* [REQUIREMENT]: Omit all images. Transcribe the rest of the material below exactly.

----------------------------------------

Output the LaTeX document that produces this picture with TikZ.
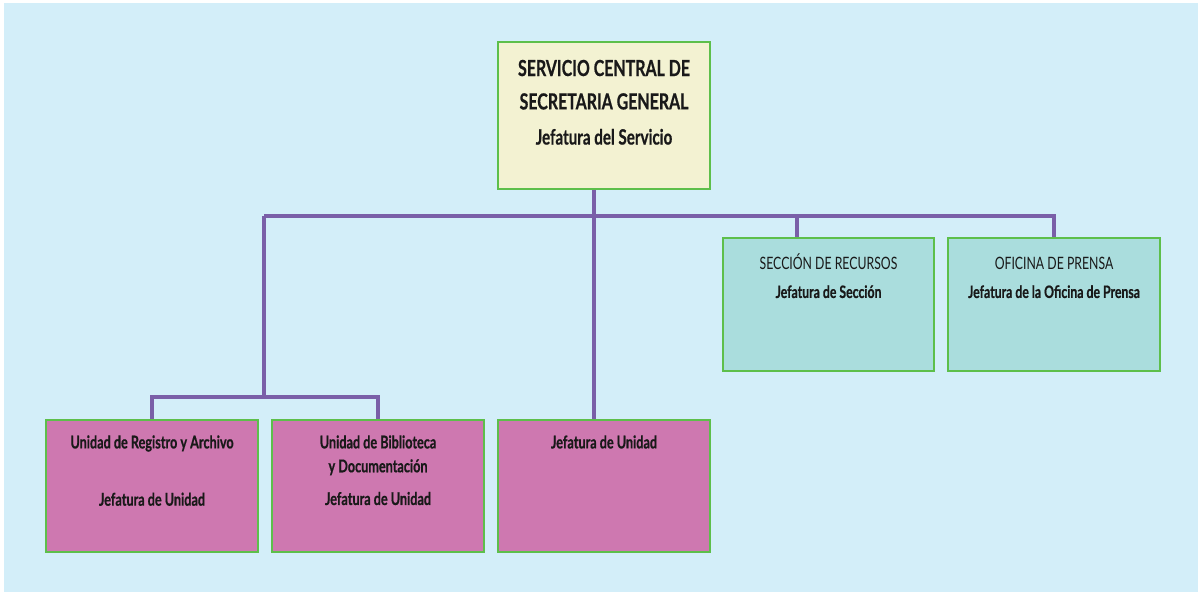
\documentclass[tikz,border=0pt]{standalone}
\usepackage{fontspec}
\setmainfont{Lato}[FakeStretch=0.72,BoldFeatures={FakeBold=0.6}]
\definecolor{fondo}{HTML}{D3EEF9}
\definecolor{borde}{HTML}{5DBF4B}
\definecolor{linea}{HTML}{7A5FA8}
\definecolor{crema}{HTML}{F3F2D2}
\definecolor{verdeagua}{HTML}{AADDDD}
\definecolor{rosa}{HTML}{CE78B0}
\tikzset{
	caja/.style={draw=borde,line width=1.2pt,anchor=north west,inner sep=0pt,minimum width=4.24cm},
	texto/.style={anchor=north,inner sep=0pt,align=center,text=black!90},
	rama/.style={draw=linea,line width=2.3pt},
}
\begin{document}
\begin{tikzpicture}[x=0.02cm,y=-0.02cm]
	\useasboundingbox (0,0) rectangle (1198,592);
	\fill[fondo] (4,3) rectangle (1198,592);
	% cajas
	\node[caja,fill=crema,minimum height=2.94cm] (servicio) at (497,41) {};
	\node[caja,fill=verdeagua,minimum height=2.66cm,minimum width=4.22cm] (recursos) at (722,237) {};
	\node[caja,fill=verdeagua,minimum height=2.66cm] (oficina) at (947,237) {};
	\node[caja,fill=rosa,minimum height=2.64cm] (registro) at (45,419) {};
	\node[caja,fill=rosa,minimum height=2.64cm] (biblioteca) at (271,419) {};
	\node[caja,fill=rosa,minimum height=2.64cm] (jefatura) at (497,419) {};
	% textos
	\node[texto,font=\fontsize{12.6}{19}\selectfont\bfseries] (servicio-t) at ([yshift=-0.37cm]servicio.north)
		{SERVICIO CENTRAL DE\\SECRETARIA GENERAL\\[1pt]{\fontsize{12}{14}\selectfont Jefatura del Servicio}};
	\node[texto,font=\fontsize{9.7}{16.4}\selectfont] (recursos-t) at ([yshift=-0.32cm]recursos.north)
		{SECCIÓN DE RECURSOS\\\textbf{Jefatura de Sección}};
	\node[texto,font=\fontsize{9.7}{16.4}\selectfont] (oficina-t) at ([yshift=-0.32cm]oficina.north)
		{\vphantom{Ó}OFICINA DE PRENSA\\\textbf{Jefatura de la Oficina de Prensa}};
	\node[texto,font=\fontsize{10}{13.6}\selectfont\bfseries] (registro-t) at ([yshift=-0.32cm]registro.north)
		{Unidad de Registro y Archivo\\[19pt]Jefatura de Unidad};
	\node[texto,font=\fontsize{10}{13.6}\selectfont\bfseries] (biblioteca-t) at ([yshift=-0.32cm]biblioteca.north)
		{Unidad de Biblioteca\\y Documentación\\[5pt]Jefatura de Unidad};
	\node[texto,font=\fontsize{10}{13.6}\selectfont\bfseries] (jefatura-t) at ([yshift=-0.32cm]jefatura.north)
		{Jefatura de Unidad};
	% lineas
	\coordinate (izq) at (264,216);
	\coordinate (izqbaja) at (264,397);
	\draw[rama] ([xshift=-0.2cm]servicio.south) -- ([xshift=-0.2cm]jefatura.north);
	\draw[rama] (izq) -- (oficina.north |- izq) -- (oficina.north);
	\draw[rama] ([xshift=-0.63cm]recursos.north) -- ([xshift=-0.63cm]recursos.north |- izq);
	\draw[rama] (izq) -- (izqbaja);
	\draw[rama] (registro.north) |- (izqbaja) -| (biblioteca.north);
\end{tikzpicture}
\end{document}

----------------------------------------

* [THE RESULT]:
Output the LaTeX document that produces this picture with TikZ.
\documentclass[tikz,border=0pt]{standalone}
\usepackage{fontspec}
\setmainfont{Lato}[FakeStretch=0.72,BoldFeatures={FakeBold=0.6}]
\definecolor{fondo}{HTML}{D3EEF9}
\definecolor{borde}{HTML}{5DBF4B}
\definecolor{linea}{HTML}{7A5FA8}
\definecolor{crema}{HTML}{F3F2D2}
\definecolor{verdeagua}{HTML}{AADDDD}
\definecolor{rosa}{HTML}{CE78B0}
\tikzset{
	caja/.style={draw=borde,line width=1.2pt,anchor=north west,inner sep=0pt,minimum width=4.24cm},
	texto/.style={anchor=north,inner sep=0pt,align=center,text=black!90},
	rama/.style={draw=linea,line width=2.3pt},
}
\begin{document}
\begin{tikzpicture}[x=0.02cm,y=-0.02cm]
	\useasboundingbox (0,0) rectangle (1198,592);
	\fill[fondo] (4,3) rectangle (1198,592);
	% cajas
	\node[caja,fill=crema,minimum height=2.94cm] (servicio) at (497,41) {};
	\node[caja,fill=verdeagua,minimum height=2.66cm,minimum width=4.22cm] (recursos) at (722,237) {};
	\node[caja,fill=verdeagua,minimum height=2.66cm] (oficina) at (947,237) {};
	\node[caja,fill=rosa,minimum height=2.64cm] (registro) at (45,419) {};
	\node[caja,fill=rosa,minimum height=2.64cm] (biblioteca) at (271,419) {};
	\node[caja,fill=rosa,minimum height=2.64cm] (jefatura) at (497,419) {};
	% textos
	\node[texto,font=\fontsize{12.6}{19}\selectfont\bfseries] (servicio-t) at ([yshift=-0.37cm]servicio.north)
		{SERVICIO CENTRAL DE\\SECRETARIA GENERAL\\[1pt]{\fontsize{12}{14}\selectfont Jefatura del Servicio}};
	\node[texto,font=\fontsize{9.7}{16.4}\selectfont] (recursos-t) at ([yshift=-0.32cm]recursos.north)
		{SECCIÓN DE RECURSOS\\\textbf{Jefatura de Sección}};
	\node[texto,font=\fontsize{9.7}{16.4}\selectfont] (oficina-t) at ([yshift=-0.32cm]oficina.north)
		{\vphantom{Ó}OFICINA DE PRENSA\\\textbf{Jefatura de la Oficina de Prensa}};
	\node[texto,font=\fontsize{10}{13.6}\selectfont\bfseries] (registro-t) at ([yshift=-0.32cm]registro.north)
		{Unidad de Registro y Archivo\\[19pt]Jefatura de Unidad};
	\node[texto,font=\fontsize{10}{13.6}\selectfont\bfseries] (biblioteca-t) at ([yshift=-0.32cm]biblioteca.north)
		{Unidad de Biblioteca\\y Documentación\\[5pt]Jefatura de Unidad};
	\node[texto,font=\fontsize{10}{13.6}\selectfont\bfseries] (jefatura-t) at ([yshift=-0.32cm]jefatura.north)
		{Jefatura de Unidad};
	% lineas
	\coordinate (izq) at (264,216);
	\coordinate (izqbaja) at (264,397);
	\draw[rama] ([xshift=-0.2cm]servicio.south) -- ([xshift=-0.2cm]jefatura.north);
	\draw[rama] (izq) -- (oficina.north |- izq) -- (oficina.north);
	\draw[rama] ([xshift=-0.63cm]recursos.north) -- ([xshift=-0.63cm]recursos.north |- izq);
	\draw[rama] (izq) -- (izqbaja);
	\draw[rama] (registro.north) |- (izqbaja) -| (biblioteca.north);
\end{tikzpicture}
\end{document}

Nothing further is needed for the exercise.